The left panel shows the frequency of modeled events/10 ky based on 10,000 Monte Carlo simulations. The ages were drawn from a normal distribution centered on the average age with a standard deviation of the age uncertainty (age distributions from the top and bottom of the studied stratigraphic section are shown in the upper right panel). Results (in events/10 ky) show the mean of 2.10 (represented with the black dotted line), median of 1.82 (dashed line), and standard deviation (5.85). Gray shaded regions show the 90% (0.80–8.52), 95% (0.96–4.87) and 99% (1.06–3.96) confidence intervals.

The new data presented herein will inform future climate modeling efforts to test the hypothesis that this silicic large igneous province (SLIP) of west-central Europe repeatedly perturbed the climate toward either consecutive short-lived, or sustained cold conditions of Earth’s penultimate icehouse.
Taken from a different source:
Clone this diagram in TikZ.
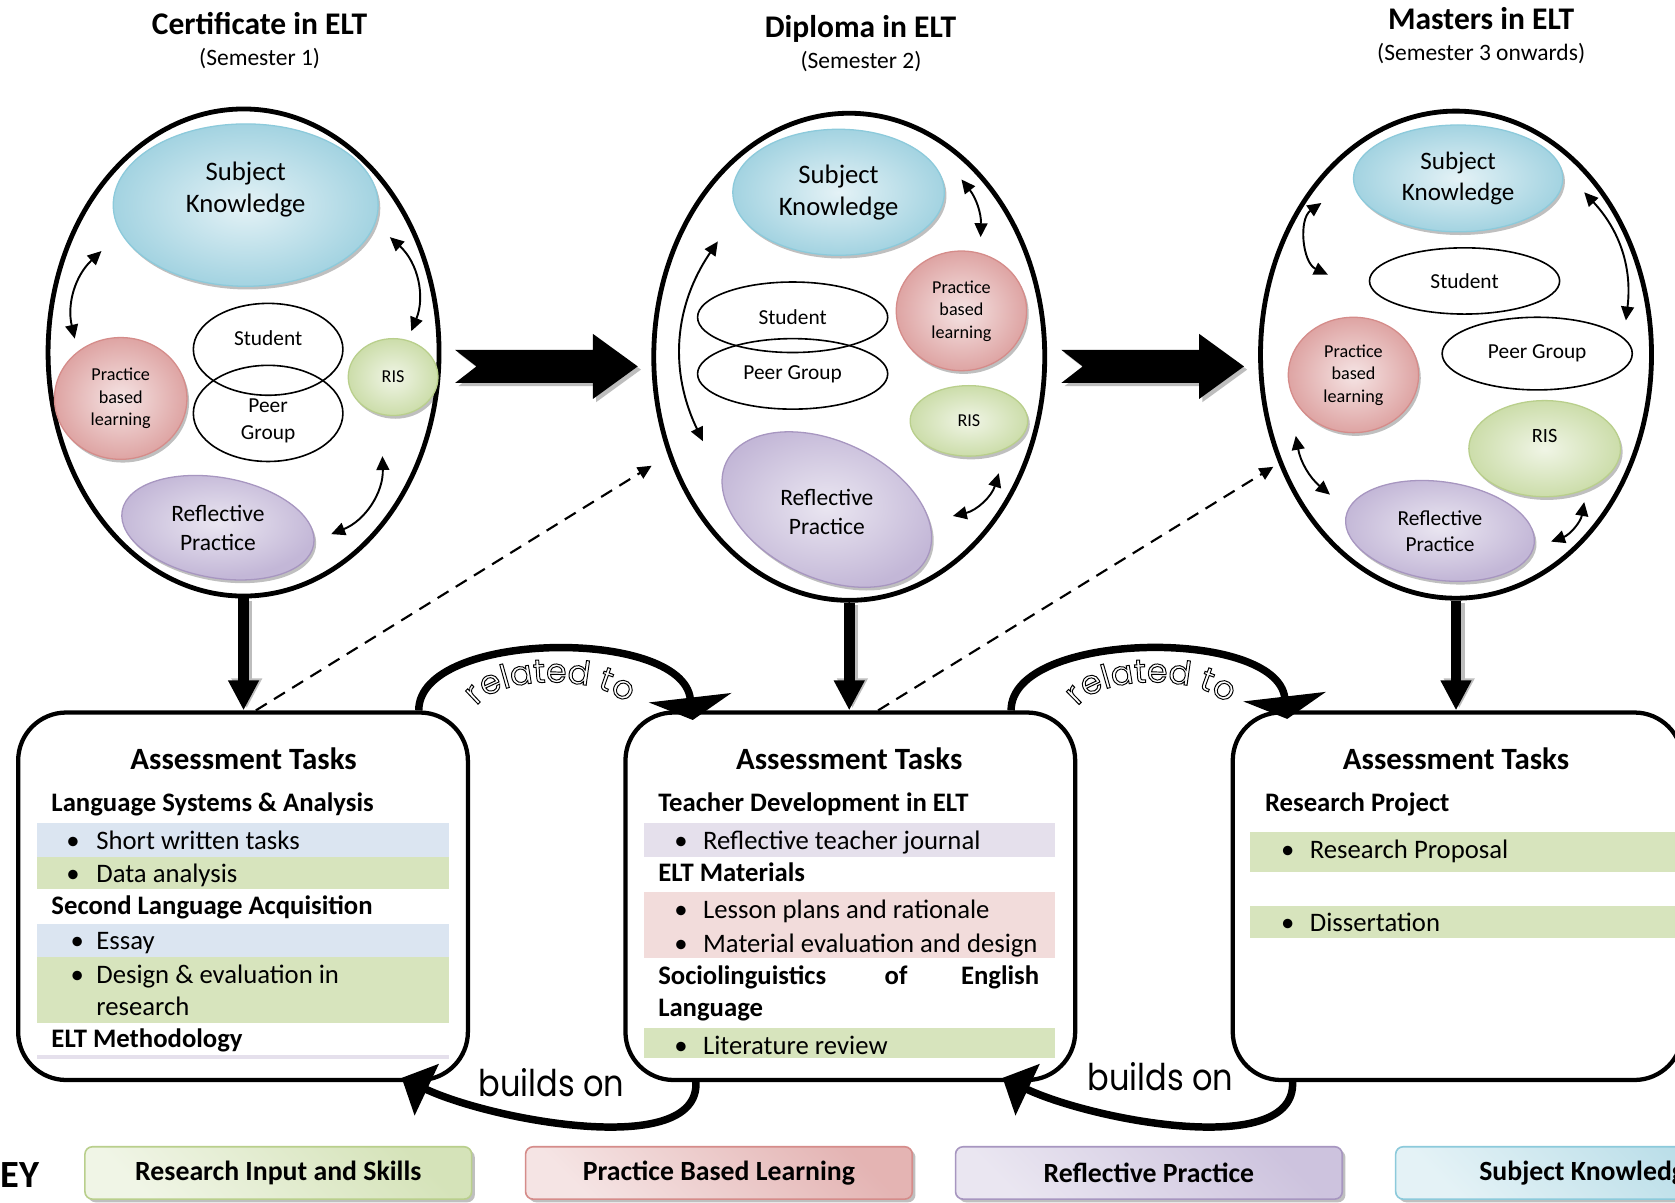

In working with records of this age, it is particularly challenging to make critical estimations of volcanic magnitude, including estimations for the rate of degassing or the quantity of volatiles released. Attempts are in progress to estimate the sulfur burden from melt inclusion work, but regardless of the outcome, the tight chronology presented herein will serve as a framework—together with volcanic gas flux and aerosol estimations from a range of modern analogs—to further assess the importance of this volcanism. Following Lee and Dee50, an eruptive interval of 10 ky could possibly sustain long-term low pCO2 levels if carbon sequestration associated with ash fertilization effects could offset–temporarily–the volcanic pCO2 input. Initially, volcanism near and during peak LPIA could have imposed a negative radiative forcing that exceeded the warming of pCO2 loading, before eventual pCO2 buildup tipped the system toward warming, and the ultimate early Permian collapse of the LPIA.

Conclusions

We present the first quantification of near peak-LPIA volcanic recurrence (< 10ky) from a reference section of unprecedented exposure and resolution in the Brousse-Broquiès basin (south-central France). This site—capturing a Kasimovian (305.77–306.10 Ma) interval—is one of many contemporaneous and highly explosive volcanic centers that are known but poorly resolved across west-central Europe—paleoequatorial Pangaea. If eruptive recurrence in this site is representative of broad calc-alkaline late to post-Variscan magmatism across low-latitude Pangaea, then the collective impact on the climate system of Earth’s most prominent Phanerozoic icehouse was substantial. The late Paleozoic world (starting ~ 310 Ma) records some of the most abundant and frequent stratospheric injections of sulfate aerosols in Earth’s Phanerozoic history, at low latitudes particularly sensitive for radiative forcing effects. The data presented here help constrain climate simulations to elucidate cooling effects of extreme, low-latitude volcanism—both individual and successive eruptions—near the peak of the LPIA.